US Explains Who Is Barred From Visa-Free Travel Under Visa Waiver Programme

The US State Department has spelled out, in a formal list, exactly who loses visa-free travel rights under its Visa Waiver Programme (VWP).
Anyone from one of the 42 VWP countries who has visited North Korea, Iran, Iraq, Libya, Somalia, Sudan, Syria, Yemen, or (since 2021) Cuba, plus dual nationals of six flagged countries, must now apply for a regular US visa instead of using the fast-track ESTA system.
None of this is freshly written law. It comes from the Visa Waiver Program Improvement and Terrorist Travel Prevention Act of 2015, which has governed VWP eligibility for close to a decade. What’s changed is that the US has now put out a clear, updated list spelling out exactly who’s excluded and why, as first reported by TUKO.co.ke’s coverage of the policy list.
Who actually loses the fast lane
Three groups are affected:
- Anyone from a VWP country who has set foot in North Korea, Iran, Iraq, Libya, Somalia, Sudan, Syria, or Yemen on or after March 1, 2011.
- Anyone from a VWP country who has been in Cuba on or after January 12, 2021.
- Dual nationals: people who hold a VWP country’s passport alongside citizenship of Cuba, North Korea, Iran, Iraq, Sudan, or Syria. For this group, there’s no exception. It doesn’t matter which passport they show at the airport.

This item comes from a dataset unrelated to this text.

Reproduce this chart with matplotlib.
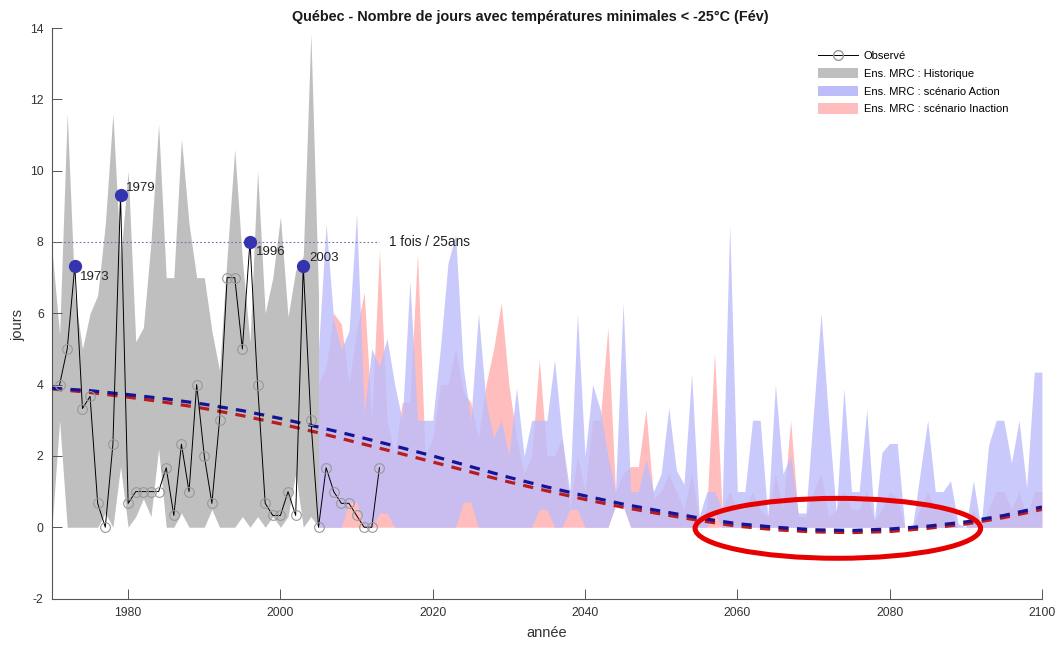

There’s a carve-out for the first two groups. Travel done in an official diplomatic or military capacity for a VWP government doesn’t count against you, according to the US Department of State’s official Visa Waiver Program page.
It’s not a ban. It’s a longer line.
Falling into one of these categories doesn’t mean you can’t go to the US. It means you skip the ESTA online system entirely and apply for a regular visitor (B) visa at a US embassy instead, interview and all. Consular officers can sometimes fast-track that interview for genuine emergencies: a death in the family, a medical crisis, a school start date that can’t wait.
Kenya isn’t a VWP country, so Kenyan passport holders already go through the regular US visa process regardless of this list. Where it does bite is for Kenyans who also hold citizenship in one of the 42 VWP countries, say a Kenyan-German or Kenyan-British dual national, especially if they’ve also got ties to one of the flagged states.